Response #1 Thanks for your positive comments and constructive suggestions. - About more effective pre-trained language models as backbones: We conduct experiments on RoBERTa and replace BERT backbone in ISAIV with RoBERTa (RoBERTa+ISAIV) on Restaurant reviews. The results suggest that our method achieves a better performance than RoBERTa, which also indicates the efficacy and generality of our method. We will perfect more experiments and add them to the next version. Thanks for your constructive suggestions. The performance of RoBERTa-based models on Restaurant.

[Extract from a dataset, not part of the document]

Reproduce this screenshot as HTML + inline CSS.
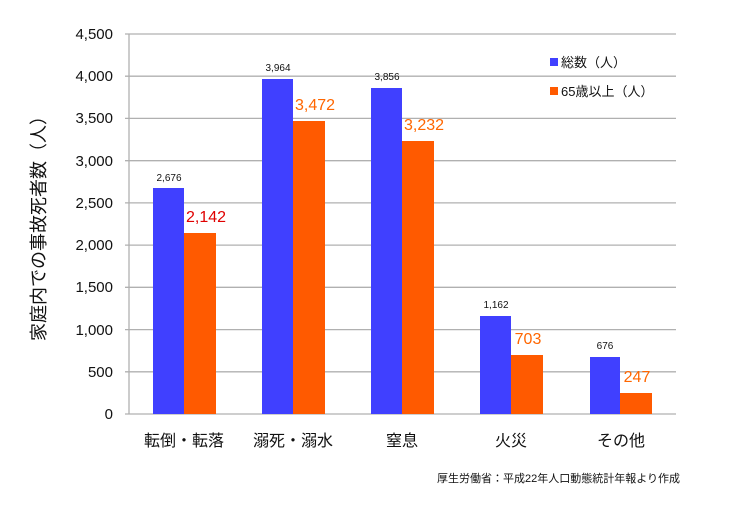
<!DOCTYPE html>
<html><head><meta charset="utf-8"><style>
body{margin:0;background:#fff;}
svg text{font-family:"Liberation Sans","Noto Sans CJK JP",sans-serif;}
</style></head><body>
<svg width="734" height="516" viewBox="0 0 734 516" xmlns="http://www.w3.org/2000/svg">
<g stroke="#b0b0b0" stroke-width="1.3">
<line x1="125" y1="34" x2="676" y2="34"/>
<line x1="125" y1="76.2" x2="676" y2="76.2"/>
<line x1="125" y1="118.4" x2="676" y2="118.4"/>
<line x1="125" y1="160.7" x2="676" y2="160.7"/>
<line x1="125" y1="202.9" x2="676" y2="202.9"/>
<line x1="125" y1="245.1" x2="676" y2="245.1"/>
<line x1="125" y1="287.3" x2="676" y2="287.3"/>
<line x1="125" y1="329.6" x2="676" y2="329.6"/>
<line x1="125" y1="371.8" x2="676" y2="371.8"/>
<line x1="125" y1="414" x2="676" y2="414"/>
<line x1="129" y1="34" x2="129" y2="414"/>
</g>
<g font-size="15" fill="#111" text-anchor="end">
<text x="113" y="39">4,500</text><text x="113" y="81">4,000</text><text x="113" y="123">3,500</text>
<text x="113" y="166">3,000</text><text x="113" y="208">2,500</text><text x="113" y="250">2,000</text>
<text x="113" y="292">1,500</text><text x="113" y="335">1,000</text><text x="113" y="377">500</text>
<text x="113" y="419">0</text>
</g>
<text transform="translate(45,224) rotate(-90)" font-size="18" text-anchor="middle" fill="#111">家庭内での事故死者数（人）</text>
<g fill="#4040ff">
<rect x="153" y="188" width="31" height="226"/>
<rect x="262" y="79" width="31" height="335"/>
<rect x="371" y="88" width="31" height="326"/>
<rect x="480" y="316" width="31" height="98"/>
<rect x="590" y="357" width="30" height="57"/>
</g>
<g fill="#ff5a00">
<rect x="184" y="233" width="32" height="181"/>
<rect x="293" y="121" width="32" height="293"/>
<rect x="402" y="141" width="32" height="273"/>
<rect x="511" y="355" width="32" height="59"/>
<rect x="620" y="393" width="32" height="21"/>
</g>
<g font-size="10" fill="#111" text-anchor="middle">
<text x="169" y="181">2,676</text><text x="278" y="71">3,964</text><text x="387" y="80">3,856</text>
<text x="496" y="308">1,162</text><text x="605" y="349">676</text>
</g>
<g font-size="16" text-anchor="middle">
<text x="206" y="222" fill="#e00000">2,142</text>
<text x="315" y="110" fill="#ff6600">3,472</text>
<text x="424" y="130" fill="#ff6600">3,232</text>
<text x="528" y="344" fill="#ff6600">703</text>
<text x="637" y="382" fill="#ff6600">247</text>
</g>
<g font-size="16" fill="#111" text-anchor="middle">
<text x="184" y="446">転倒・転落</text><text x="293" y="446">溺死・溺水</text><text x="402" y="446">窒息</text>
<text x="511" y="446">火災</text><text x="621" y="446">その他</text>
</g>
<rect x="550" y="58" width="8" height="8" fill="#4040ff"/>
<text x="561" y="67" font-size="13" fill="#111">総数（人）</text>
<rect x="550" y="87" width="8" height="8" fill="#ff5a00"/>
<text x="561" y="96" font-size="13" fill="#111">65歳以上（人）</text>
<text x="680" y="482" font-size="11" fill="#111" text-anchor="end">厚生労働省：平成22年人口動態統計年報より作成</text>
</svg>
</body></html>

|               | Acc   | F1    | ESE   | ISE   |
|---------------|-------|-------|-------|-------|
| RoBERTa       | 86.07 | 78.79 | 91.79 | 67.79 |
| RoBERTa+ISAIV | 87.95 | 82.35 | 93.08 | 71.54 |
About wrong cases: - Thanks for your good comments. We analyze 20 wrong examples on the restaurant dataset and find the model may fail when encountering the expression with unusual knowledge. For instance, whether BERT or our model (ISAIV) wrongly predicts positive on "15% gratuity automatically added to the bill." Due to the lack of prior knowledge about gratuity, "automatically added" is likely to be perceived as a good thing. Admittedly, our work mainly focuses on the reasoning ability and doesn't integrate external corpus and knowledge and therefore lacks abundant prior knowledge. The better combination of prior knowledge and causal inference is also an interesting and worth exploring field. We will provide a detailed analysis in the next version. Response #2 Thank you for reviewing our paper. About consideration of the confounder related to rhetoric: - Sorry to confuse you due to the relatively brief explanation of the background knowledge, we will improve our explanation to make it as accessible as possible. Notably, we indirectly eliminate the effect of this kind of confounders by means of instrument variable. We also categorize such confounders as "Rhetoric Confounding Word" (lines 260-263) and give an example (lines 451-456) to show the effectiveness of our work. We likewise agree that rhetoric such as rhetorical questions and sarcasm is important to implicit sentiment analysis. -- On the one hand, they're difficult to be observed directly, i.e. measuring the exact distribution of these variable's values, which don't accord with the conditions of the other methods, like backdoor or front-door adjustment. -- On the other hand, the advantage of instrument variable estimation, the method we utilize, is that we can eliminate the confounder indirectly by solely adjusting the value of the well-chosen instrument variable. About grammar errors - We will correct grammar errors and improve the writing of the paper to enable readers to understand more easily and fluently. Response #3 Thank you for reviewing our paper and pointing out the grammatical errors. We will definitely revise and polish it thoroughly and precisely to make readers understand it more fluently and easily. General Response We thank all the reviewers for their valuable comments and constructive suggestions. For the typographical and grammatical errors, we will revise them in the next version.